The ability to discern how much we care about something — or don’t — is an essential skill. Having an active “I don’t care” (IDC) meter can help us have an empowered relationship toward what we do and don’t care about. An IDC meter can be a powerful form of resistance. It is a way to push back on a system or expectations so that we can maintain our autonomy. Set high enough, our IDC meter can lead us toward exciting risks. It can help us be courageous in the face of judgment. For example, in a difficult feedback session, a high IDC meter can keep you from being overly reactive. It can help you listen for what is valuable in the feedback instead of taking it too personally.
The shadow side of a high IDC meter is apathy. We potentially stop caring about our work, our team, or ourselves. If we aren’t actively shaping our IDC meter, if we let it get pushed higher and higher every time we are unable to help, apathy will likely emerge.

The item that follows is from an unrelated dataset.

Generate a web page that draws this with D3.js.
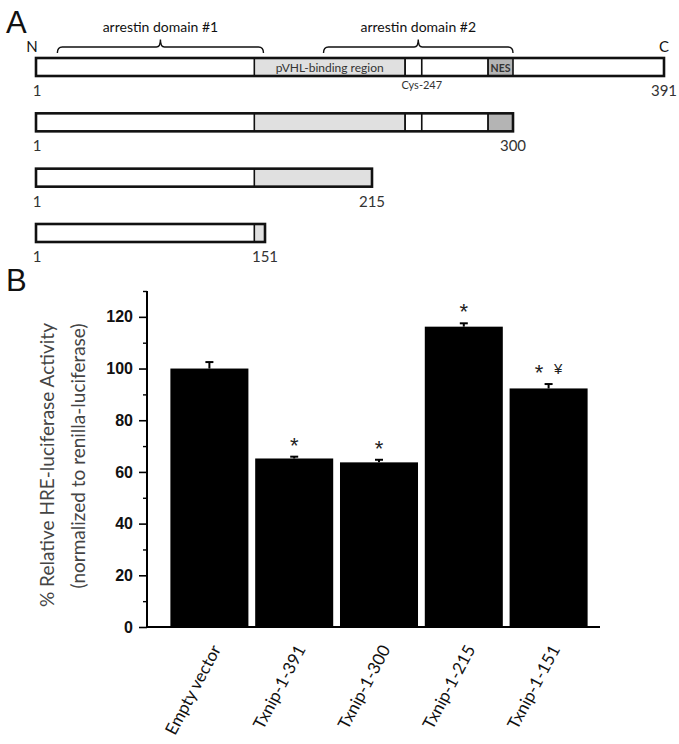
<!DOCTYPE html>
<html><head><meta charset="utf-8">
<script src="https://cdn.jsdelivr.net/npm/d3@7"></script>
<style>body{margin:0;background:#fff} svg{display:block}</style>
</head><body>
<svg id="chart" width="679" height="744"></svg>
<script>
// ---------- Panel A data ----------
const constructs = ["Txnip-1-391", "Txnip-1-300", "Txnip-1-215", "Txnip-1-151"];
const constructEnds = [391, 300, 215, 151];
const constructStart = 1;
const domainNames = ["arrestin domain #1", "arrestin domain #2"];
const domainStarts = [15, 186];
const domainEnds = [150, 300];
const regionNames = ["pVHL-binding region", "", "", "NES"];
const regionKinds = ["pvhl", "cys", "plain", "nes"];
const regionStarts = [144, 235, 245, 285];
const regionEnds = [235, 245, 285, 300];
const cysLabel = "Cys-247";
// ---------- Panel B data ----------
const categories = ["Empty vector", "Txnip-1-391", "Txnip-1-300", "Txnip-1-215", "Txnip-1-151"];
const values = [100, 65.2, 63.7, 116.2, 92.3];
const errors = [2.5, 0.7, 1.0, 1.3, 1.7];
const marks = ["", "*", "*", "*", "* ¥"];
const yTicks = [0, 20, 40, 60, 80, 100, 120];
const yMinorTicks = [10, 30, 50, 70, 90, 110, 130];
const yTitle = ["% Relative HRE-luciferase Activity", "(normalized to renilla-luciferase)"];

const svg = d3.select("#chart");
const txtFont = "Lato, 'Open Sans', sans-serif";
const arial = "'Liberation Sans', Arial, sans-serif";
const fills = {pvhl: "#e0e0e0", cys: "#ffffff", plain: "#ffffff", nes: "#b4b4b4"};

// ---------- Panel A ----------
svg.append("text").attr("x", 6).attr("y", 33).text("A")
  .attr("font-family", arial).attr("font-size", 31).attr("fill", "#111");

const xA = d3.scaleLinear().domain([1, 151, 215, 300, 391]).range([36, 265, 372, 513, 664]);
const yRow = d3.scalePoint().domain(constructs).range([58, 224]);
const rowH = 18;

const gA = svg.append("g");
const bTop = 47, bEnd = 53, bPeak = 39.5;
domainNames.forEach((name, i) => {
  const x0 = xA(domainStarts[i]), x1 = xA(domainEnds[i]), m = (x0 + x1) / 2;
  const p = d3.path();
  p.moveTo(x0, bEnd);
  p.quadraticCurveTo(x0, bTop, x0 + 5, bTop);
  p.lineTo(m - 4, bTop);
  p.quadraticCurveTo(m, bTop, m, bPeak);
  p.quadraticCurveTo(m, bTop, m + 4, bTop);
  p.lineTo(x1 - 5, bTop);
  p.quadraticCurveTo(x1, bTop, x1, bEnd);
  gA.append("path").attr("d", p.toString()).attr("fill", "none").attr("stroke", "#111").attr("stroke-width", 1.4);
  gA.append("text").attr("x", m).attr("y", 32).attr("text-anchor", "middle")
    .attr("font-family", txtFont).attr("font-size", 14).attr("fill", "#111").text(name);
});
gA.append("text").attr("x", xA(constructStart) - 4).attr("y", 52).attr("text-anchor", "middle")
  .attr("font-family", txtFont).attr("font-size", 15).attr("fill", "#111").text("N");
gA.append("text").attr("x", xA(constructEnds[0])).attr("y", 52).attr("text-anchor", "middle")
  .attr("font-family", txtFont).attr("font-size", 15).attr("fill", "#111").text("C");

constructs.forEach((c, i) => {
  const end = constructEnds[i];
  const y0 = yRow(c);
  const g = gA.append("g");
  g.append("rect").attr("x", xA(constructStart)).attr("y", y0)
    .attr("width", xA(end) - xA(constructStart)).attr("height", rowH).attr("fill", "#fff");
  regionStarts.forEach((s, j) => {
    if (s >= end) return;
    const e = Math.min(end, regionEnds[j]);
    g.append("rect").attr("x", xA(s)).attr("y", y0).attr("width", xA(e) - xA(s)).attr("height", rowH)
      .attr("fill", fills[regionKinds[j]]);
    g.append("line").attr("x1", xA(s)).attr("x2", xA(s)).attr("y1", y0).attr("y2", y0 + rowH)
      .attr("stroke", "#111").attr("stroke-width", 1.6);
    if (regionEnds[j] < end) {
      g.append("line").attr("x1", xA(regionEnds[j])).attr("x2", xA(regionEnds[j])).attr("y1", y0).attr("y2", y0 + rowH)
        .attr("stroke", "#111").attr("stroke-width", 1.6);
    }
    if (i === 0 && regionNames[j]) {
      const isNes = regionKinds[j] === "nes";
      g.append("text").attr("x", (xA(s) + xA(e)) / 2).attr("y", y0 + 13.5).attr("text-anchor", "middle")
        .attr("font-family", txtFont).attr("font-size", isNes ? 10.5 : 12)
        .attr("font-weight", isNes ? "bold" : "normal").attr("fill", "#333").text(regionNames[j]);
    }
  });
  g.append("rect").attr("x", xA(constructStart)).attr("y", y0)
    .attr("width", xA(end) - xA(constructStart)).attr("height", rowH)
    .attr("fill", "none").attr("stroke", "#111").attr("stroke-width", 2.6);
  g.append("text").attr("x", xA(constructStart) + 1).attr("y", y0 + rowH + 20).attr("text-anchor", "middle")
    .attr("font-family", txtFont).attr("font-size", 15).attr("fill", "#333").text(constructStart);
  g.append("text").attr("x", xA(end)).attr("y", y0 + rowH + 20).attr("text-anchor", "middle")
    .attr("font-family", txtFont).attr("font-size", 15).attr("fill", "#333").text(end);
  if (i === 0) {
    g.append("text").attr("x", xA(regionEnds[1])).attr("y", y0 + rowH + 13).attr("text-anchor", "middle")
      .attr("font-family", txtFont).attr("font-size", 11).attr("fill", "#333").text(cysLabel);
  }
});

// ---------- Panel B ----------
svg.append("text").attr("x", 6).attr("y", 291).text("B")
  .attr("font-family", arial).attr("font-size", 31).attr("fill", "#111");

const axX = 147;
const xB = d3.scaleBand().domain(categories).range([167, 591]).paddingInner(0.08).paddingOuter(0.04);
const yB = d3.scaleLinear().domain([0, 130]).range([627, 291]);
const gB = svg.append("g");

gB.selectAll("rect.bar").data(categories).join("rect").attr("class", "bar")
  .attr("x", d => xB(d)).attr("width", xB.bandwidth())
  .attr("y", (d, i) => yB(values[i])).attr("height", (d, i) => yB(0) - yB(values[i]))
  .attr("fill", "#000");
categories.forEach((d, i) => {
  const cx = xB(d) + xB.bandwidth() / 2;
  const yt = yB(values[i] + errors[i]);
  gB.append("line").attr("x1", cx).attr("x2", cx).attr("y1", yB(values[i])).attr("y2", yt)
    .attr("stroke", "#000").attr("stroke-width", 2);
  gB.append("line").attr("x1", cx - 4).attr("x2", cx + 4).attr("y1", yt).attr("y2", yt)
    .attr("stroke", "#000").attr("stroke-width", 2);
  if (marks[i]) {
    const toks = marks[i].split(" ");
    toks.forEach((t, k) => {
      const tx = cx + (k - (toks.length - 1) / 2) * 19;
      const star = t === "*";
      gB.append("text").attr("x", tx).attr("y", star ? yt - 4 : yt - 10.5).attr("text-anchor", "middle")
        .attr("font-family", arial).attr("font-size", star ? 22 : 15).attr("fill", "#222").text(t);
    });
  }
});

const yAxis = gB.append("g").attr("transform", `translate(${axX},0)`)
  .call(d3.axisLeft(yB).tickValues(yTicks).tickSizeInner(8).tickSizeOuter(0).tickPadding(6));
yAxis.select(".domain").remove();
yAxis.selectAll(".tick line").attr("stroke", "#000").attr("stroke-width", 1.6);
yAxis.selectAll(".tick text").attr("font-family", arial)
  .attr("font-size", 16).attr("font-weight", "bold").attr("fill", "#111");
const yMinor = gB.append("g").attr("transform", `translate(${axX},0)`)
  .call(d3.axisLeft(yB).tickValues(yMinorTicks).tickSize(4).tickFormat(""));
yMinor.select(".domain").remove();
yMinor.selectAll(".tick line").attr("stroke", "#000").attr("stroke-width", 1.4);
gB.append("line").attr("x1", axX).attr("x2", axX).attr("y1", yB(0)).attr("y2", yB(130))
  .attr("stroke", "#000").attr("stroke-width", 2);
gB.append("line").attr("x1", axX - 1).attr("x2", xB.range()[1] + 9).attr("y1", yB(0)).attr("y2", yB(0))
  .attr("stroke", "#000").attr("stroke-width", 2);
categories.forEach(d => {
  const cx = xB(d) + xB.bandwidth() / 2;
  gB.append("text").attr("transform", `translate(${cx + 12},${yB(0) + 22}) rotate(-62)`)
    .attr("text-anchor", "end").attr("font-family", txtFont).attr("font-size", 17).attr("fill", "#111").text(d);
});
const yMid = (yB(0) + yB(130)) / 2;
gB.append("text").attr("transform", `translate(54,${yMid + 6}) rotate(-90)`).attr("text-anchor", "middle")
  .attr("font-family", txtFont).attr("font-size", 19).attr("fill", "#444").text(yTitle[0]);
gB.append("text").attr("transform", `translate(85,${yMid - 3}) rotate(-90)`).attr("text-anchor", "middle")
  .attr("font-family", txtFont).attr("font-size", 19).attr("fill", "#444").text(yTitle[1]);
</script>
</body></html>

By looking at caring as an IDC meter, as something that we can observe and modulate, we can connect more deeply with our feelings of caring. Instead of getting caught up in the current of caring and expectation, we have a powerful tool for regulating the energy we expend on our worries. And even when it’s all too much, when no amount of conscious modulation can keep us from feeling overwhelmed or apathetic, we can use our awareness to give grace and, when the time is right, guide ourselves back to a place of balance.